HDP cluster is based amabri platform version - `2.6.1`


each data-node ( worker machine ) include two disks and each disk size is 1.8T


when we access the data-node machines we can see differences between the size of the disks


for example on the first data-node the size is : ( by `df -h` )


/dev/sdb 1.8T 839G 996G 46% /grid/sdc
/dev/sda 1.8T 1014G 821G 56% /grid/sdb


on the second data-node the size is:

/dev/sdb 1.8T 1.5T 390G 79% /grid/sdc
/dev/sda 1.8T 1.5T 400G 79% /grid/sdb


on the third data-node th size is:

/dev/sdb 1.8T 1.7T 170G 91% /grid/sdc
/dev/sda 1.8T 1.7T 169G 91% /grid/sdb


and so on


the big question is why HDFS not perform the re-balance on the HDFS disks?


*for example expected results on all disks should be with the same size on all datanodes machines*

why is the used size differences between `datanode1` to `datanode2` to `datanode3` etc ?

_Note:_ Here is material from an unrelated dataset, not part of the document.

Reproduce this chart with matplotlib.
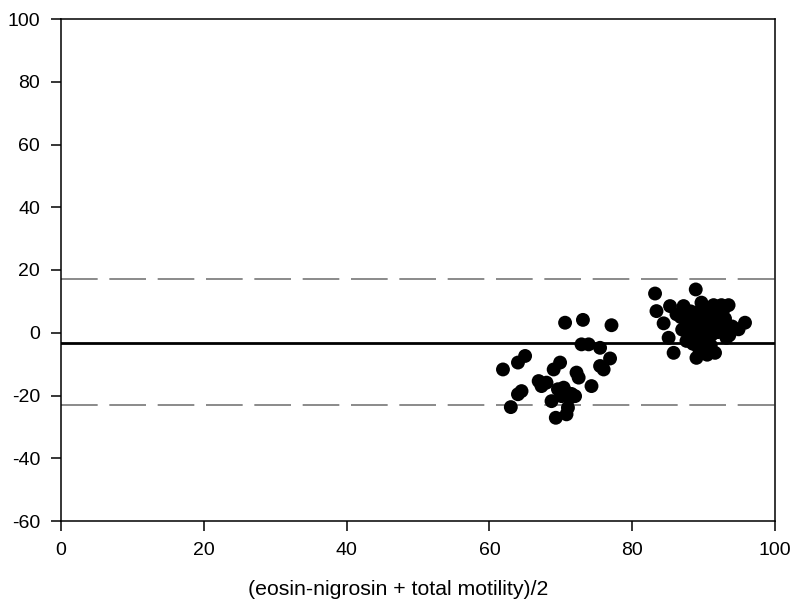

any advice about the tune parameters in HDFS that can help us?


*because its very critical when one disk is reached `100%` size and the other are more small as `50%`*


Re: hadoop + how to rebalnce the hdfs


hello Michael,

I had a similar issue with my CDH bases cluster, solved by a stupid-like solution.
What I did is that first I turned the replication factor into 2 instead of  3, 
/*under replicated blocks notice should appear */ 
run the rebalance (by Blockpool then by Datanode  to make some shuffles between data nodes  )
, then reconfigure the replication factor to 3, then I noticed some major changes.

Not sure if that gonna work for you but just wanted to share my experience if want to try it.
Good luck 

Re: hadoop + how to rebalnce the hdfs

can you described more about - "The rebalance (by Blockpool"


we have HDP cluster with ambari so not sure what we need to do 


Re: hadoop + how to rebalnce the hdfs


Since you are using Ambari, you can you can try to use Rebalance HDFS action, or directly the Hadoop Balancer tool.